離島60めぐり---第13訪島(2)

 喜界島(きかいじま)

●奄美群島
_鹿児島県 南の海に浮かぶ歴史と美女悲話の島

奄美大島から東へ25キロメートル、空路15分。喜界島に伝わる天女の伝説を紹介しておきたい。


ムチャ加那をしのんで建立された『ムチャ加那の碑』が女性的な雰囲気をかもしている。

日本の島再発見_鹿児島県_奄美群島_喜界島_「島育ち」の歌で有名なムチャ加那の碑
「島育ち」の歌で有名なムチャ加那の碑

これは、まだ薩摩(鹿児島)が琉球王国(沖縄)を征服していた頃の話。


世にもまれな美女、マショカナという女性が住んでいた。
ムチャ加那はその娘で、母親同様の美しさだったために、村の女たちは嫉妬して、彼女を荒海の打ち寄せる岩場に誘いだし、海に突き落としたと伝えられている。

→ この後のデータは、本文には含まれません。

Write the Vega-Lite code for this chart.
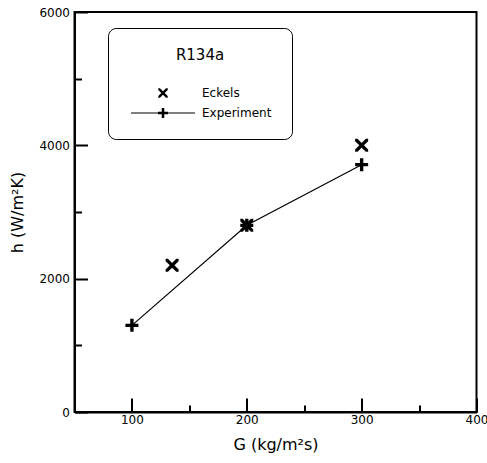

いつの時代でも女のジェラシーは恐ろしいという“定説”を、こんな離島であらためて教えられるとは思わなかった。


♪赤いソテツの 実も熟れる頃 加那も年頃…田端義夫の『島育ち』はこの美女の悲話を歌ったものだ。

日本の島再発見_鹿児島県_奄美群島_喜界島_「島育ち」を口ずさむ筆者
「島育ち」を口ずさむ筆者

そのムチャ加那の碑のすぐそばに『望郷の碑』がある。
小野津(喜界島の北端)で生まれ、大志を抱きそれぞれ本土の各地に雄飛していった島の若者たち。
しかし、志し半ばで挫折し不本意な生活を送った若者もいた。
どんな境遇でも、みんな出身地の発展を思い「いつの日か再び小野津の空に来たらん事を祈る」と刻まれている碑文を読んでいると、私のような年代は万感胸にせまり、熱いものがこみあげてきた。